I didn't take photos of Sandy, somehow it seemed an invasion of her privacy.  Yes, I know, she is just a chimp.  But, when she looked at us, staring deep into our eyes, there was a sense that she was more than just an animal for viewing.  Her keeper talked about how she grooms him whenever he visits.

And fyi, the third family group was deep inside their compound, not coming when their keeper called.

Turning to head back home we started out along the road that parallels the first family enclosure.  A large male was racing along, pacing us.  In the rear view mirror, we could see the guard looked concerned, then we remembered that we had originally taken the other road.  Because at that point we didn't realize the roads came back together, we backed up.  When we told the guard we took the wrong turn he looked very, very pleased and relieved.

It was after we came back to where the two roads converged, that we realized they were the same ones.  And it also occurred to us that perhaps that male chimp got his jollies by pelting cars with rocks!  Fortunately, we weren't a test case.
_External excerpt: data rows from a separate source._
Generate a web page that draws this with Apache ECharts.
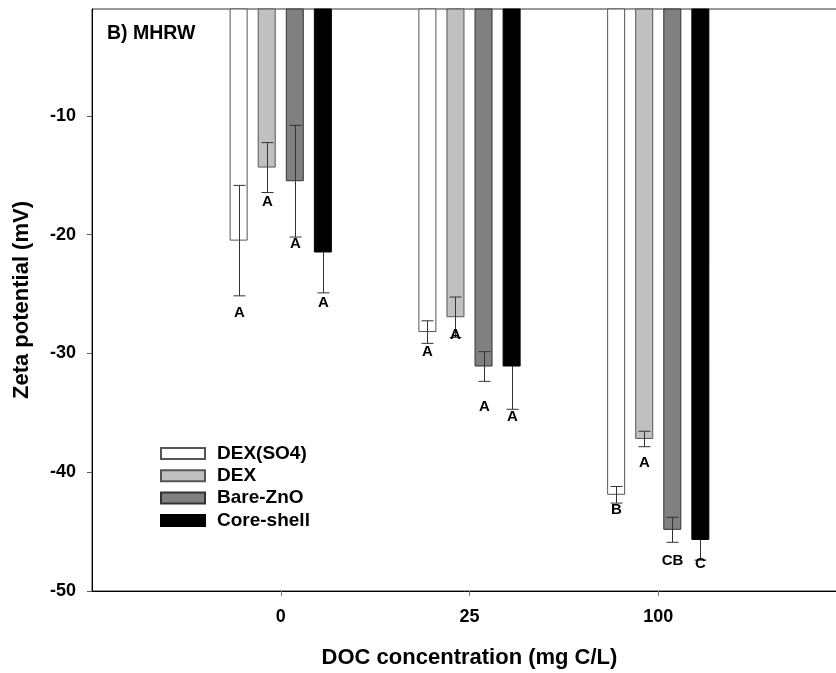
<!DOCTYPE html>
<html>
<head>
<meta charset="utf-8">
<script src="https://cdn.jsdelivr.net/npm/echarts@6/dist/echarts.min.js"></script>
<style>
html,body{margin:0;padding:0;background:#fff;}
#c{width:836px;height:673px;}
</style>
</head>
<body>
<div id="c"></div>
<script>
// ---- data ----
const categories = ['0', '25', '100'];
const seriesNames = ['DEX(SO4)', 'DEX', 'Bare-ZnO', 'Core-shell'];
const dexSO4Mean = [-20.5, -28.2, -41.9];
const dexMean = [-14.35, -26.95, -37.2];
const bareMean = [-15.5, -31.1, -44.85];
const coreMean = [-21.5, -31.1, -45.7];
const dexSO4Sd = [4.65, 0.95, 0.7];
const dexSd = [2.1, 1.7, 0.65];
const bareSd = [4.7, 1.25, 1.05];
const coreSd = [3.4, 3.6, 1.7];
const dexSO4Letters = ['A', 'A', 'B'];
const dexLetters = ['A', 'A', 'A'];
const bareLetters = ['A', 'A', 'CB'];
const coreLetters = ['A', 'A', 'C'];
// letter anchor values (mV)
const dexSO4LetterY = [-26.6, -29.9, -43.15];
const dexLetterY = [-17.2, -28.4, -39.25];
const bareLetterY = [-20.75, -34.5, -47.5];
const coreLetterY = [-25.7, -35.3, -47.7];
const yTicks = [-50, -40, -30, -20, -10];

// ---- build ----
const FONT = 'Arial, "Liberation Sans", sans-serif';
const means = [dexSO4Mean, dexMean, bareMean, coreMean];
const sds = [dexSO4Sd, dexSd, bareSd, coreSd];
const letters = [dexSO4Letters, dexLetters, bareLetters, coreLetters];
const letterYs = [dexSO4LetterY, dexLetterY, bareLetterY, coreLetterY];
const fills = ['#ffffff', '#c0c0c0', '#808080', '#000000'];
const borders = ['#555555', '#555555', '#333333', '#000000'];
const axisCats = [''].concat(categories).concat([' ']);
const BAR_W = 18;
const GAP_RATIO = 0.56;

const series = [];
seriesNames.forEach((name, i) => {
  series.push({
    name: name,
    type: 'bar',
    barWidth: BAR_W,
    barGap: (GAP_RATIO * 100) + '%',
    data: [null].concat(means[i]).concat([null]),
    itemStyle: { color: fills[i], borderColor: borders[i], borderWidth: 1 },
    clip: true,
    silent: true
  });
});
seriesNames.forEach((name, i) => {
  const offset = (i - 1.5) * BAR_W * (1 + GAP_RATIO);
  const upperColor = i === 3 ? '#000' : '#333';
  series.push({
    type: 'custom',
    silent: true,
    z: 5,
    clip: false,
    encode: { x: 0, y: 1 },
    data: categories.map((c, k) => [k + 1, means[i][k], sds[i][k], letterYs[i][k]]),
    renderItem: function (params, api) {
      const ci = api.value(0);
      const m = api.value(1);
      const s = api.value(2);
      const ly = api.value(3);
      const x = Math.round(api.coord([ci, m])[0] + offset) + 0.5;
      const yMid = api.coord([ci, m])[1];
      const yTop = api.coord([ci, m + s])[1];
      const yBot = api.coord([ci, m - s])[1];
      const yL = api.coord([ci, ly])[1];
      const cap = 6;
      const lsLow = { stroke: '#333', lineWidth: 1 };
      const lsUp = { stroke: upperColor, lineWidth: 1 };
      return {
        type: 'group',
        children: [
          { type: 'line', shape: { x1: x, y1: yTop, x2: x, y2: yMid }, style: lsUp },
          { type: 'line', shape: { x1: x, y1: yMid, x2: x, y2: yBot }, style: lsLow },
          { type: 'line', shape: { x1: x - cap, y1: yTop, x2: x + cap, y2: yTop }, style: lsUp },
          { type: 'line', shape: { x1: x - cap, y1: yBot, x2: x + cap, y2: yBot }, style: lsLow },
          { type: 'text', style: { text: letters[i][params.dataIndex], x: x, y: yL,
              font: 'bold 15px ' + FONT, fill: '#000', align: 'center', verticalAlign: 'middle' } }
        ]
      };
    }
  });
});

const chart = echarts.init(document.getElementById('c'), null, { renderer: 'canvas' });
chart.setOption({
  animation: false,
  backgroundColor: '#ffffff',
  textStyle: { fontFamily: FONT },
  title: {
    text: 'B) MHRW', left: 107, top: 24, padding: 0,
    textStyle: { fontSize: 19.5, fontWeight: 'bold', color: '#000', fontFamily: FONT }
  },
  legend: {
    orient: 'vertical', left: 160, top: 444, padding: 0,
    itemWidth: 44, itemHeight: 11, itemGap: 3.3, icon: 'rect',
    data: seriesNames,
    textStyle: { fontSize: 19, fontWeight: 'bold', color: '#000', fontFamily: FONT, lineHeight: 18, padding: [0, 0, 0, 7] }
  },
  grid: { left: 92, right: -11, top: 9, bottom: 82, outerBoundsMode: 'none', containLabel: false,
          show: true, borderColor: '#333', borderWidth: 1, backgroundColor: 'transparent' },
  xAxis: {
    type: 'category',
    data: axisCats,
    boundaryGap: false,
    name: 'DOC concentration (mg C/L)',
    nameLocation: 'middle',
    nameGap: 56,
    nameTextStyle: { fontSize: 22, fontWeight: 'bold', color: '#000', fontFamily: FONT },
    axisLine: { lineStyle: { color: '#000', width: 1 } },
    axisTick: {
      length: 5,
      interval: function (idx, val) { return val.trim() !== ''; },
      lineStyle: { color: '#777' }
    },
    axisLabel: { interval: 0, margin: 17, fontSize: 18, fontWeight: 'bold', color: '#000', fontFamily: FONT },
    splitLine: { show: false }
  },
  yAxis: {
    type: 'value',
    min: -50, max: -1, interval: 10,
    name: 'Zeta potential (mV)',
    nameLocation: 'middle',
    nameGap: 59,
    nameTextStyle: { fontSize: 22, fontWeight: 'bold', color: '#000', fontFamily: FONT },
    axisLine: { show: true, lineStyle: { color: '#000', width: 1 } },
    axisTick: { show: true, length: 5, customValues: yTicks, lineStyle: { color: '#555' } },
    axisLabel: { customValues: yTicks, margin: 16, fontSize: 18, fontWeight: 'bold', color: '#000', fontFamily: FONT },
    splitLine: { show: false }
  },
  series: series
});
</script>
</body>
</html>
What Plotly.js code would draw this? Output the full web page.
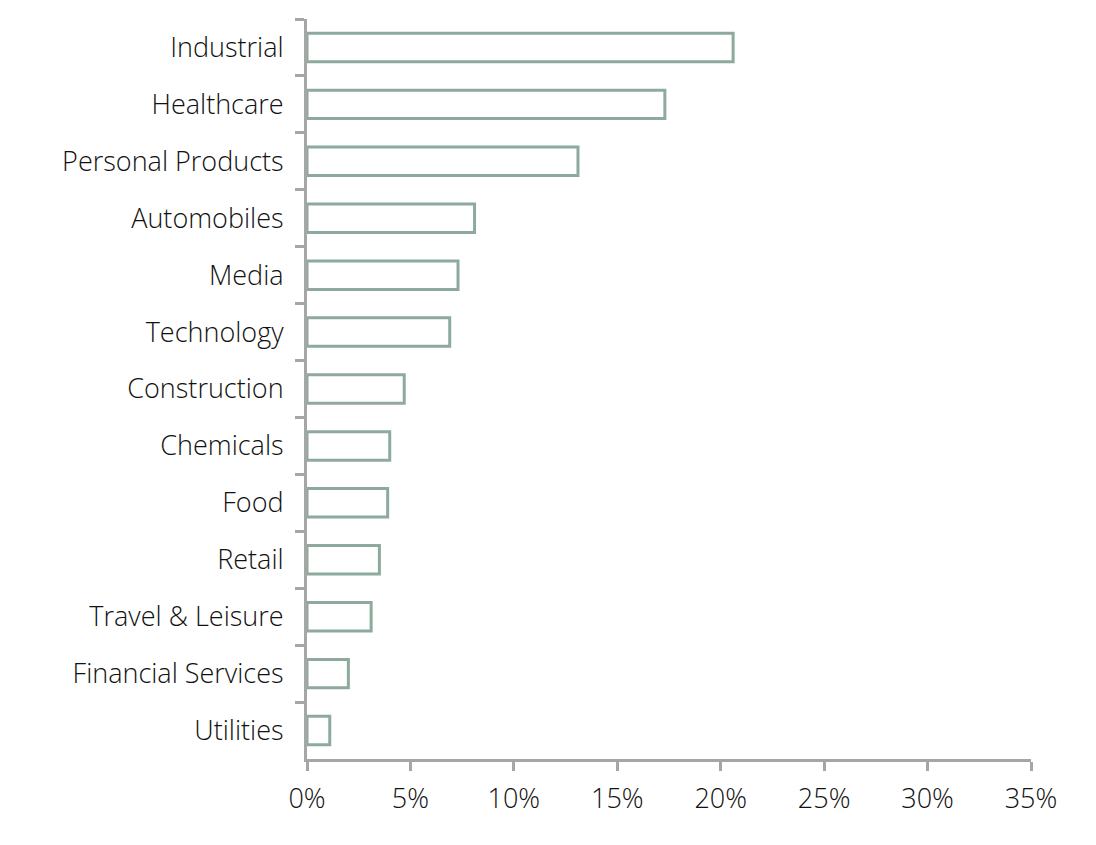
<!DOCTYPE html>
<html>
<head>
<meta charset="utf-8">
<script src="https://cdn.plot.ly/plotly-3.0.1.min.js"></script>
<style>html,body{margin:0;padding:0;background:#fff;}#chart{width:1096px;height:845px;}</style>
</head>
<body>
<div id="chart"></div>
<script>
const categories = ["Industrial","Healthcare","Personal Products","Automobiles","Media","Technology","Construction","Chemicals","Food","Retail","Travel & Leisure","Financial Services","Utilities"];
const shares = [20.6, 17.3, 13.1, 8.1, 7.3, 6.9, 4.7, 4.0, 3.9, 3.5, 3.1, 2.0, 1.1];
const xTickVals = [0,5,10,15,20,25,30,35];
const xTickText = ["0%","5%","10%","15%","20%","25%","30%","35%"];

const fontFamily = "'Open Sans', 'Liberation Sans', Arial, sans-serif";
const tf = {family: fontFamily, size: 27, color: "#111111", weight: 300};
const trace = {
  type: "bar",
  orientation: "h",
  y: categories,
  x: shares,
  width: 0.5,
  marker: {color: "#ffffff", line: {color: "#8eaa9d", width: 3}},
  hoverinfo: "x+y"
};
const layout = {
  width: 1096, height: 845,
  margin: {l: 307, r: 65, t: 19, b: 86},
  paper_bgcolor: "#fff", plot_bgcolor: "#fff",
  showlegend: false,
  font: tf,
  bargap: 0.5,
  xaxis: {
    range: [0, 35], tickvals: xTickVals, ticktext: xTickText,
    showgrid: false, zeroline: false,
    showline: true, linecolor: "#a6a6a6", linewidth: 3,
    ticks: "outside", ticklen: 9, tickwidth: 3, tickcolor: "#a6a6a6",
    ticklabelstandoff: 5,
    tickfont: tf,
    fixedrange: true
  },
  yaxis: {
    type: "category", autorange: "reversed",
    showgrid: false, zeroline: false,
    showline: true, linecolor: "#a6a6a6", linewidth: 3,
    ticks: "outside", tickson: "boundaries", ticklen: 9, tickwidth: 3, tickcolor: "#a6a6a6",
    ticklabelstandoff: 15,
    tickfont: tf,
    fixedrange: true
  }
};
Plotly.newPlot("chart", [trace], layout, {displayModeBar: false, staticPlot: true});
</script>
</body>
</html>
May I suggest, that if you run into anyone contemplating taking a primate in for a "pet" or "companion" you point them to the Chimfunshi Orphanage and suggest they visit and/or support them, instead.

Finally we turned homeward, and reached the highway where this small group of goats were munching on the other side of the highway.

On the way home we stopped at one of the many vegetable stands.  Tom bought tomatoes, and whether he paid too much or not, all the women and children had huge smiles, and not a few laughs.  We often provide comic relief here!

Back at Chingola, where on this side of the town there is no forgetting the mine.